Check each line of the material below for "this", then copy the ones that contain it.

==== Supplied material

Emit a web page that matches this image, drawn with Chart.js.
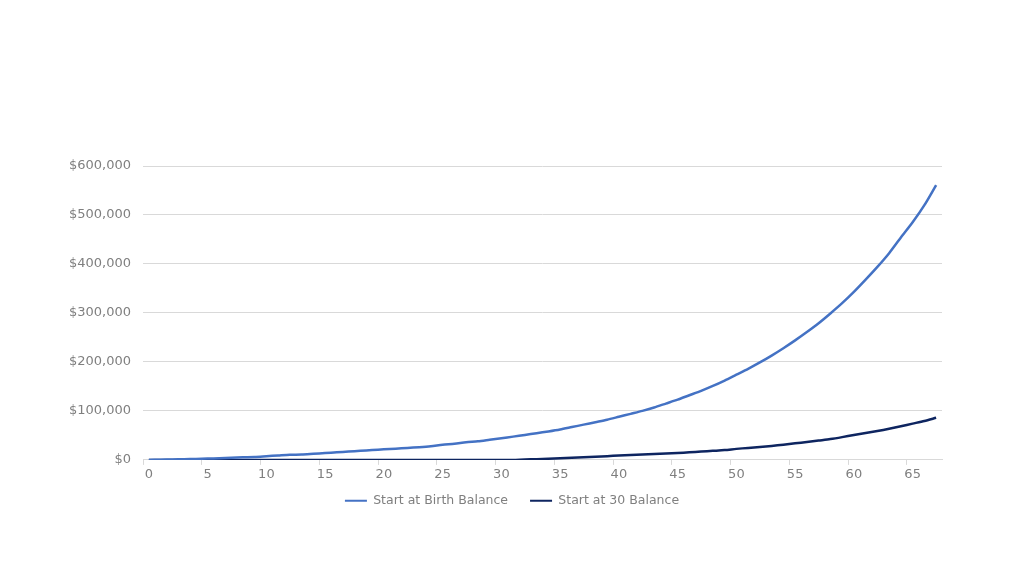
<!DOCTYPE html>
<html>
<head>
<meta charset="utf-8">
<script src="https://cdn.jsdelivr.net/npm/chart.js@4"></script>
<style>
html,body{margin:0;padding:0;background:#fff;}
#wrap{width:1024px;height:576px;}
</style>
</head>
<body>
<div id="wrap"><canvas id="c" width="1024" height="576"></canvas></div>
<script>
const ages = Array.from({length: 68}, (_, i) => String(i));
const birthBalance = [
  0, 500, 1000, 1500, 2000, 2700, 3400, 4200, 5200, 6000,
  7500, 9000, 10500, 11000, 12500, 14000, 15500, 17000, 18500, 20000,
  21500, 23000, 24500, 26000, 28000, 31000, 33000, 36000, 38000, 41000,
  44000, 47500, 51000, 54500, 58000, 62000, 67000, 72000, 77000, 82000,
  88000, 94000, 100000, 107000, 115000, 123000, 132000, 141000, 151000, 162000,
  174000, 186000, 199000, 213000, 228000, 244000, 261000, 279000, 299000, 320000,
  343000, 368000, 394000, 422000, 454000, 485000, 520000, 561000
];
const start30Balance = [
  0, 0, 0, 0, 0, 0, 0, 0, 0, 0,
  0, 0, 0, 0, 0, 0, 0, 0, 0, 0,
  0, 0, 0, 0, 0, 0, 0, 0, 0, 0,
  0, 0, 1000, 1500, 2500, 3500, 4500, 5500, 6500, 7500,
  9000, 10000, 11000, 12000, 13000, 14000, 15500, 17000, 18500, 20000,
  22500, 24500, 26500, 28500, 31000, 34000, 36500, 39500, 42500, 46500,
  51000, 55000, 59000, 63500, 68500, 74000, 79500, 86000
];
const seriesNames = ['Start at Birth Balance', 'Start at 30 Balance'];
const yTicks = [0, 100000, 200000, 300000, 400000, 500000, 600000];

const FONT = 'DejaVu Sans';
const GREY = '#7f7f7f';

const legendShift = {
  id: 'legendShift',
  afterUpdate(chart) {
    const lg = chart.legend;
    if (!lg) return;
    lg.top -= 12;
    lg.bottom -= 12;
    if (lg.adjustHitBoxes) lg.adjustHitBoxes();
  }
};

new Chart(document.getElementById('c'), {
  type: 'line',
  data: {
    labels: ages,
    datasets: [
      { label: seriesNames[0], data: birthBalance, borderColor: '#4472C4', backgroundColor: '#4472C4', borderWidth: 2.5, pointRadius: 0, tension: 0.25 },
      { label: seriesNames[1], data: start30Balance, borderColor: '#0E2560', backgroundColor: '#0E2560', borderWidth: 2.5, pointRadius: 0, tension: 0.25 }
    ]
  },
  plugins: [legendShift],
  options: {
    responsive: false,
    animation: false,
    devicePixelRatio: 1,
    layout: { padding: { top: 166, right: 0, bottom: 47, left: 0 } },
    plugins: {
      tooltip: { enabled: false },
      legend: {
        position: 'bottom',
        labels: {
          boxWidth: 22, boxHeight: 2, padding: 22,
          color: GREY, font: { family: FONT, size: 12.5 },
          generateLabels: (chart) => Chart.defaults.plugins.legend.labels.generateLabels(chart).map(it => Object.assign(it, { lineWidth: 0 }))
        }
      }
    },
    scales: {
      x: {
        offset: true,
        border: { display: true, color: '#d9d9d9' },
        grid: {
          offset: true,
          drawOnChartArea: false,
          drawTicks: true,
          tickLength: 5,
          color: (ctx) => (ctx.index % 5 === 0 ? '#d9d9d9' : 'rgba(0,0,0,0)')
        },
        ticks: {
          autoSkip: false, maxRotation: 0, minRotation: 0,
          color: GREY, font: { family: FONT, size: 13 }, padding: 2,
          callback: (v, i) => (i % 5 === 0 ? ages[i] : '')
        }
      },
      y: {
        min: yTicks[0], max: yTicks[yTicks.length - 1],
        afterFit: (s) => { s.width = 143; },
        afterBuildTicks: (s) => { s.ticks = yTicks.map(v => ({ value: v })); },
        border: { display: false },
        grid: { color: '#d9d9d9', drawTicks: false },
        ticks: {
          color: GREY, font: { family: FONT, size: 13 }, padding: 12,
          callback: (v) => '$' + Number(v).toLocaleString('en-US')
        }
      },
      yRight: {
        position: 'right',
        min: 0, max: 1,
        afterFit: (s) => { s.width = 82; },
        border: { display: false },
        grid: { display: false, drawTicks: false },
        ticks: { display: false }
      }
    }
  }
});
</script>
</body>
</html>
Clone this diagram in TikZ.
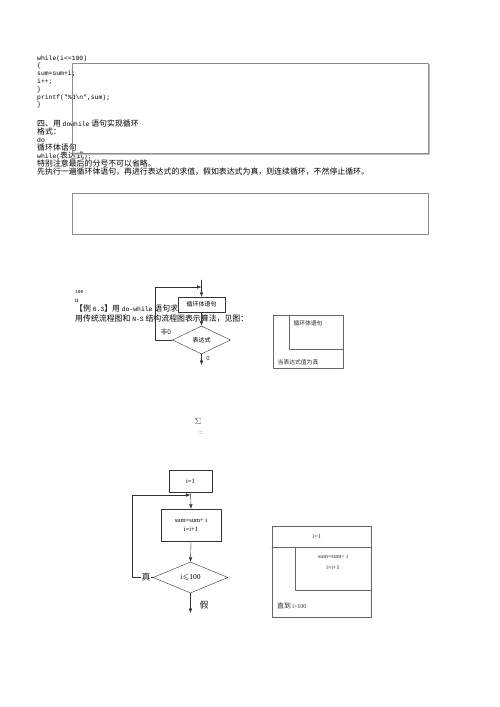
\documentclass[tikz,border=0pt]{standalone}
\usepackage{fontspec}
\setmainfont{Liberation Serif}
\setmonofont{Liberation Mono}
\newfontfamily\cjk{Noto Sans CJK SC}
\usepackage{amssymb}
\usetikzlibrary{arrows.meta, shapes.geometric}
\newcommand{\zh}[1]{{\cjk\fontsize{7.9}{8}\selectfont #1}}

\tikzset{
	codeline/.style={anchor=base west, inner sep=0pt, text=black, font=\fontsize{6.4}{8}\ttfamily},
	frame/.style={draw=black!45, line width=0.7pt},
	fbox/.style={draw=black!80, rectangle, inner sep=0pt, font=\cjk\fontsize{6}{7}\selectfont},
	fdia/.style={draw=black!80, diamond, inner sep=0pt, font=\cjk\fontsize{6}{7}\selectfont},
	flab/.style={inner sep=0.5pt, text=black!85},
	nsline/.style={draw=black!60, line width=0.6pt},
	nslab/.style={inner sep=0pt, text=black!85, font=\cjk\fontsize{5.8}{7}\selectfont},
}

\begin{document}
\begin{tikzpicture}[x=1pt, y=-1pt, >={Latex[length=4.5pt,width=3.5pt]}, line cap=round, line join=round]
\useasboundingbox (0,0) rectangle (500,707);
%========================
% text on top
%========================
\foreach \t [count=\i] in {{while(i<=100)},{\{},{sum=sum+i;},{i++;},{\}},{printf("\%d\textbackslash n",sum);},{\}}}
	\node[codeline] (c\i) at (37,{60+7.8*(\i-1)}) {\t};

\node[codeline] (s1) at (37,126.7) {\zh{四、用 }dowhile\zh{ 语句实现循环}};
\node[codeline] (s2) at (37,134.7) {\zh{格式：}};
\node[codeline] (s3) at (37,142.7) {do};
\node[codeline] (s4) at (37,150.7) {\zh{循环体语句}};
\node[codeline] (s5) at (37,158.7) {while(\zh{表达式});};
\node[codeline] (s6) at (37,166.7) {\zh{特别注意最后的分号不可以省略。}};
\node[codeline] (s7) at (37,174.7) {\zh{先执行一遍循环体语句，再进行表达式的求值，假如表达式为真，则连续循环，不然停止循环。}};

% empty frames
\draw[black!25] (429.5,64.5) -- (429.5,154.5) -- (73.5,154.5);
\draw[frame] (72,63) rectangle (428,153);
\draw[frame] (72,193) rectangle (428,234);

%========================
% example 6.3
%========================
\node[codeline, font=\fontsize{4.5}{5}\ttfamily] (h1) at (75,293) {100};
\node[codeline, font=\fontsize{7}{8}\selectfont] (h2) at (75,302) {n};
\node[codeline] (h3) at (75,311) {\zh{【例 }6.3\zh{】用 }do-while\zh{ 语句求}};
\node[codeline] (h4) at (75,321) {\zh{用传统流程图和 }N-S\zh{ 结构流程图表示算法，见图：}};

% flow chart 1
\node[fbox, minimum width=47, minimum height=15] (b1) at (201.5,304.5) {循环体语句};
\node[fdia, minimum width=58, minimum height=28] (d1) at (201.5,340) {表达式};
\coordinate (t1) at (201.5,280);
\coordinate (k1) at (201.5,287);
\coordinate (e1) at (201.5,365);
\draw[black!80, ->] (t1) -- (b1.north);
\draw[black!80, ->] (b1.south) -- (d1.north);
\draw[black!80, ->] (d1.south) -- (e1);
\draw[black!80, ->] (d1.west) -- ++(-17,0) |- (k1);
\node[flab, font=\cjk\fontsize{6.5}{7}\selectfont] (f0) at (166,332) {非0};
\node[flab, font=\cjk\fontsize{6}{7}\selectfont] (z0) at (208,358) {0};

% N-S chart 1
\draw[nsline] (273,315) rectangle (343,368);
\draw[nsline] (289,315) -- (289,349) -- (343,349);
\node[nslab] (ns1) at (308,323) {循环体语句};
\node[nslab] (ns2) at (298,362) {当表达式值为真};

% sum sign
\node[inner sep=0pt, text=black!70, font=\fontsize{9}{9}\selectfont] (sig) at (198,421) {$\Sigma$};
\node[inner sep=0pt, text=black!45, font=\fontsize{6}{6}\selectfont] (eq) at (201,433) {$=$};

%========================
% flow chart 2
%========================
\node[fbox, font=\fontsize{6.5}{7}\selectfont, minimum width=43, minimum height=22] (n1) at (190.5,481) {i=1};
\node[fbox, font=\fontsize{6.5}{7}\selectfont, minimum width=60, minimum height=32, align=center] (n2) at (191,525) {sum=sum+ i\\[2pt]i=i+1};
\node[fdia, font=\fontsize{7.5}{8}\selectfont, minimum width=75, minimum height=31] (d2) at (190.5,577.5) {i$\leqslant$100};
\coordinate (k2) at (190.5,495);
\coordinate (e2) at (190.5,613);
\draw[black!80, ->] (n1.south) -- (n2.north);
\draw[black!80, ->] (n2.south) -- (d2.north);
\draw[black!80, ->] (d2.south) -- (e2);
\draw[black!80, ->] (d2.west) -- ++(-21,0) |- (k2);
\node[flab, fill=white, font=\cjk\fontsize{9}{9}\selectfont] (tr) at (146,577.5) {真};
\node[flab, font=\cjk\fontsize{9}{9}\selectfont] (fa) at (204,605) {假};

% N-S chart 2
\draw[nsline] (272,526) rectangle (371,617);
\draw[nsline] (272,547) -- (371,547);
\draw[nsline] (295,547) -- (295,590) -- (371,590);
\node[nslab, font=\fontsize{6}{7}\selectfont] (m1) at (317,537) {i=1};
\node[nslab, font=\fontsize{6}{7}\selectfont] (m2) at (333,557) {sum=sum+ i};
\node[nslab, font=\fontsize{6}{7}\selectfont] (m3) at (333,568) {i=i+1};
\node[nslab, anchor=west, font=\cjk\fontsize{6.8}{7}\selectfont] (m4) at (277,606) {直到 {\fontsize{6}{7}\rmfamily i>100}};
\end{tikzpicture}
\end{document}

========

▶ Exercise output:
Emit a web page that matches this image, drawn with Chart.js.
Clone this diagram in TikZ.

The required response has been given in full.